Over at our sister blog Corporate Foreign Policy, team member Andrea Zanon writes on the subject of Panama’s reputation recovery following one of the largest whistleblower leaks in history. It’s an interesting case study of what countries need to do to build trust and transparency to continue to compete in the international business environment. Excerpt below:
In a crisis of this scale, the speed of response is very important. The Government of Panama wasted no time in taking action, responding quickly to the scandal by passing laws to toughen accounting standards and transparency requirements for offshore companies, while also allowing Panama to share tax information with other countries. Immediately after the crisis, the government signed financial data sharing agreements with Japan and the U.S., and with the OECD. This was a welcomed development, given that these governments have been pushing Panama for years to disclose what their citizens are holding offshore.

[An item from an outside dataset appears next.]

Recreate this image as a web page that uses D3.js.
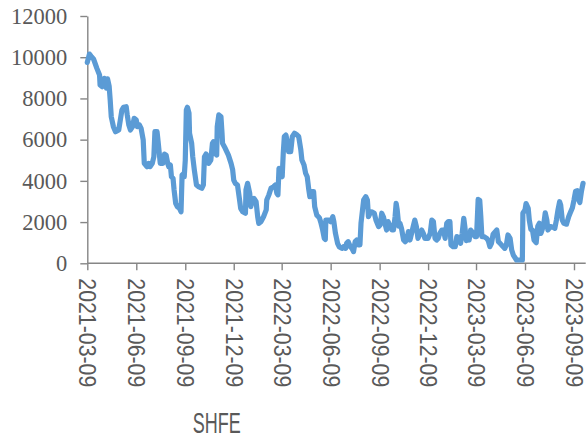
<!DOCTYPE html>
<html><head><meta charset="utf-8">
<script src="https://cdn.jsdelivr.net/npm/d3@7"></script>
<style>html,body{margin:0;padding:0;background:#fff;}svg{display:block;}</style>
</head><body>
<script>
const dates = ["2021-03-09","2021-03-13","2021-03-16","2021-03-21","2021-03-27","2021-04-01","2021-04-02","2021-04-06","2021-04-10","2021-04-14","2021-04-16","2021-04-19","2021-04-21","2021-04-23","2021-04-27","2021-05-01","2021-05-07","2021-05-10","2021-05-13","2021-05-16","2021-05-21","2021-05-23","2021-05-26","2021-05-29","2021-06-02","2021-06-05","2021-06-09",
"2021-06-11","2021-06-15","2021-06-18","2021-06-22","2021-06-24","2021-06-29","2021-07-02","2021-07-05","2021-07-09","2021-07-12","2021-07-14","2021-07-18","2021-07-20","2021-07-24","2021-07-29","2021-08-01","2021-08-04","2021-08-07","2021-08-09","2021-08-12","2021-08-14","2021-08-17","2021-08-19","2021-08-22","2021-08-25","2021-08-29","2021-09-01","2021-09-03","2021-09-06","2021-09-07",
"2021-09-09","2021-09-11","2021-09-13","2021-09-16","2021-09-17","2021-09-21","2021-09-23","2021-09-26","2021-09-30","2021-10-04","2021-10-10","2021-10-13","2021-10-15","2021-10-18","2021-10-21","2021-10-23","2021-10-27","2021-10-30","2021-11-01","2021-11-04","2021-11-07","2021-11-08","2021-11-11","2021-11-15","2021-11-17","2021-11-18","2021-11-23","2021-11-29","2021-12-04","2021-12-07","2021-12-09",
"2021-12-12","2021-12-16","2021-12-20","2021-12-22","2021-12-26","2021-12-31","2022-01-01","2022-01-04","2022-01-08","2022-01-10","2022-01-13","2022-01-16","2022-01-20","2022-01-23","2022-01-25","2022-01-29","2022-02-03","2022-02-08","2022-02-09","2022-02-13","2022-02-17","2022-02-22","2022-02-25","2022-02-28","2022-03-02","2022-03-04","2022-03-07",
"2022-03-10","2022-03-12","2022-03-14","2022-03-17","2022-03-20","2022-03-22","2022-03-26","2022-03-29","2022-04-02","2022-04-07","2022-04-10","2022-04-14","2022-04-16","2022-04-20","2022-04-23","2022-04-26","2022-04-29","2022-05-01","2022-05-04","2022-05-08","2022-05-10","2022-05-14","2022-05-17","2022-05-19","2022-05-22","2022-05-25","2022-05-28","2022-05-30","2022-05-31","2022-06-05","2022-06-09",
"2022-06-13","2022-06-15","2022-06-18","2022-06-22","2022-06-25","2022-06-30","2022-07-03","2022-07-07","2022-07-09","2022-07-12","2022-07-16","2022-07-19","2022-07-22","2022-07-25","2022-07-28","2022-07-31","2022-08-03","2022-08-05","2022-08-10","2022-08-14","2022-08-17","2022-08-19","2022-08-22","2022-08-25","2022-08-30","2022-09-02","2022-09-07",
"2022-09-10","2022-09-13","2022-09-16","2022-09-19","2022-09-22","2022-09-25","2022-09-29","2022-10-02","2022-10-05","2022-10-08","2022-10-10","2022-10-12","2022-10-15","2022-10-17","2022-10-20","2022-10-24","2022-10-27","2022-10-30","2022-11-02","2022-11-05","2022-11-08","2022-11-11","2022-11-14","2022-11-17","2022-11-20","2022-11-24","2022-11-27","2022-11-30","2022-12-03","2022-12-06",
"2022-12-09","2022-12-13","2022-12-16","2022-12-19","2022-12-22","2022-12-25","2022-12-28","2022-12-31","2023-01-04","2023-01-07","2023-01-10","2023-01-13","2023-01-16","2023-01-19","2023-01-21","2023-01-25","2023-01-29","2023-02-01","2023-02-05","2023-02-08","2023-02-11","2023-02-14","2023-02-16","2023-02-19","2023-02-21","2023-02-24","2023-02-27","2023-03-04","2023-03-07",
"2023-03-10","2023-03-13","2023-03-16","2023-03-18","2023-03-20","2023-03-24","2023-03-29","2023-04-01","2023-04-04","2023-04-07","2023-04-10","2023-04-13","2023-04-17","2023-04-20","2023-04-23","2023-04-26","2023-04-29","2023-05-02","2023-05-05","2023-05-08","2023-05-12","2023-05-15","2023-05-18","2023-05-21","2023-05-24","2023-05-30","2023-06-04","2023-06-05","2023-06-09",
"2023-06-11","2023-06-15","2023-06-17","2023-06-20","2023-06-23","2023-06-26","2023-06-30","2023-07-03","2023-07-06","2023-07-09","2023-07-14","2023-07-17","2023-07-20","2023-07-22","2023-07-27","2023-08-01","2023-08-04","2023-08-07","2023-08-10","2023-08-13","2023-08-15","2023-08-18","2023-08-21","2023-08-26","2023-08-30","2023-09-02","2023-09-06","2023-09-09",
"2023-09-12","2023-09-15","2023-09-18","2023-09-20","2023-09-23","2023-09-26"];
const values = [9750,10150,10050,9900,9460,9137,8650,8570,8975,8500,8950,8600,7920,7110,6630,6385,6470,6950,7440,7570,7600,7200,6710,6470,6630,7035,6950,
6630,6710,6550,5980,4850,4690,4850,4690,4850,5170,6385,6385,5900,4850,4850,5300,5250,4850,4690,4770,4200,4125,3560,2910,2750,2670,2500,4280,4360,4200,
5010,7440,7570,7280,6310,5820,5170,4530,3800,3720,3640,3800,5170,5300,5170,4850,5010,5820,5900,5340,5250,6630,7200,7110,6310,5820,5580,5250,4850,4530,4040,
3880,3800,3070,2670,2500,2430,3560,3880,3400,2750,3070,3150,2990,2260,1940,2020,2260,2590,3070,3320,3640,3720,3800,3400,3320,4610,4530,
4200,5340,6145,6225,5820,5420,5420,6145,6310,6225,6145,5500,5010,4770,4370,4200,3560,3230,3480,3480,2750,2340,2260,2200,1940,1615,1210,1160,2100,2100,2020,
2260,2020,1455,970,805,725,805,725,970,1050,805,725,565,1050,1130,890,890,1940,3070,3230,3070,2260,2430,2500,2430,2100,1780,
1860,2430,2260,1940,1615,2020,1780,1615,1615,2260,2910,2590,1800,1950,1700,1130,1050,1130,1535,1130,1455,1780,2100,1780,1210,1455,1615,1455,1210,1210,
1210,1455,2100,2020,1210,1130,1210,1455,1615,1615,1210,1940,2020,2020,890,805,805,1295,1210,970,1455,2180,1780,1100,1455,1130,1615,1455,1295,
1295,3100,3050,2260,1295,1295,1210,1100,805,970,1400,1500,1615,1050,970,890,805,725,890,1375,1210,645,400,280,160,160,160,2430,2590,
2900,2670,2100,1650,1615,1130,1000,1800,1940,1455,1860,2450,2100,1615,1780,1750,1700,2100,2600,2990,2830,2100,1940,1900,2260,2450,2700,3070,
3500,3520,3070,2950,3500,3880];
const tickDates = ["2021-03-09","2021-06-09","2021-09-09","2021-12-09","2022-03-09","2022-06-09","2022-09-09","2022-12-09","2023-03-09","2023-06-09","2023-09-09"];
const yTicks = [0,2000,4000,6000,8000,10000,12000];
const seriesLabel = "SHFE";

const W = 588, H = 439;
const parse = d3.utcParse("%Y-%m-%d");
const fmt = d3.utcFormat("%Y-%m-%d");
const data = dates.map((d,i)=>({date: parse(d), value: values[i]}));

const svg = d3.select("body").append("svg").attr("width", W).attr("height", H);

const x = d3.scaleUtc().domain([parse(tickDates[0]), parse(tickDates[tickDates.length-1])]).range([87.3, 574]);
const y = d3.scaleLinear().domain([0, 12000]).range([263.3, 16]);

const axisColor = "#868686";
const textColor = "#595959";

// y axis
const gy = svg.append("g").attr("transform", "translate(87.3,0)")
  .call(d3.axisLeft(y).tickValues(yTicks).tickSize(7).tickSizeOuter(0).tickFormat(d3.format("d")));
gy.select(".domain").attr("stroke", axisColor).attr("stroke-width", 1.4);
gy.selectAll(".tick line").attr("stroke", axisColor).attr("stroke-width", 1.4);
gy.selectAll(".tick text").attr("x", -20).attr("fill", textColor)
  .style("font-family", "'Liberation Serif','Times New Roman',serif").style("font-size", "22.5px");

// x axis
const xEnd = parse("2023-10-01");
const gx = svg.append("g").attr("transform", "translate(0,263.3)")
  .call(d3.axisBottom(x).tickValues(tickDates.map(parse)).tickSize(7).tickSizeOuter(0).tickFormat(fmt));
gx.select(".domain").attr("d", `M${x.range()[0]},0H${x(xEnd)}`).attr("stroke", axisColor).attr("stroke-width", 1.4);
gx.selectAll(".tick line").attr("stroke", axisColor).attr("stroke-width", 1.4);
gx.selectAll(".tick text")
  .attr("transform", "rotate(90)")
  .attr("x", 15).attr("y", 0).attr("dy", "0.35em")
  .attr("text-anchor", "start")
  .attr("fill", textColor)
  .attr("textLength", 109).attr("lengthAdjust", "spacingAndGlyphs")
  .style("font-family", "'Liberation Sans',Arial,sans-serif").style("font-size", "24.5px");

// line
const line = d3.line().x(d=>x(d.date)).y(d=>y(d.value));
svg.append("path").datum(data)
  .attr("d", line)
  .attr("fill", "none")
  .attr("stroke", "#5B9BD5")
  .attr("stroke-width", 5.2)
  .attr("stroke-linejoin", "round")
  .attr("stroke-linecap", "round");

// legend label
svg.append("text").attr("x", 192.7).attr("y", 433)
  .attr("fill", textColor)
  .attr("textLength", 48).attr("lengthAdjust", "spacingAndGlyphs")
  .style("font-family", "'Liberation Sans',Arial,sans-serif").style("font-size", "29px")
  .text(seriesLabel);
</script>
</body></html>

Furthermore, Panama created a panel of experts to help improve transparency in the offshore financial sector, although two prominent members later resigned (Joseph Stiglitz and Mark Pieth) over concerns about the panel’s independence. About six months after the leak, Panama signed on to the Multilateral Convention on Mutual Administrative Assistance in Tax Matters in October 2016. A few months later, in January 2017, Panama reported that it would soon be engaging in talks with France about “normalizing relations” and being removed from France’s “black list,” since France had reacted to the leak by putting Panama back on to its black list of uncooperative tax jurisdictions.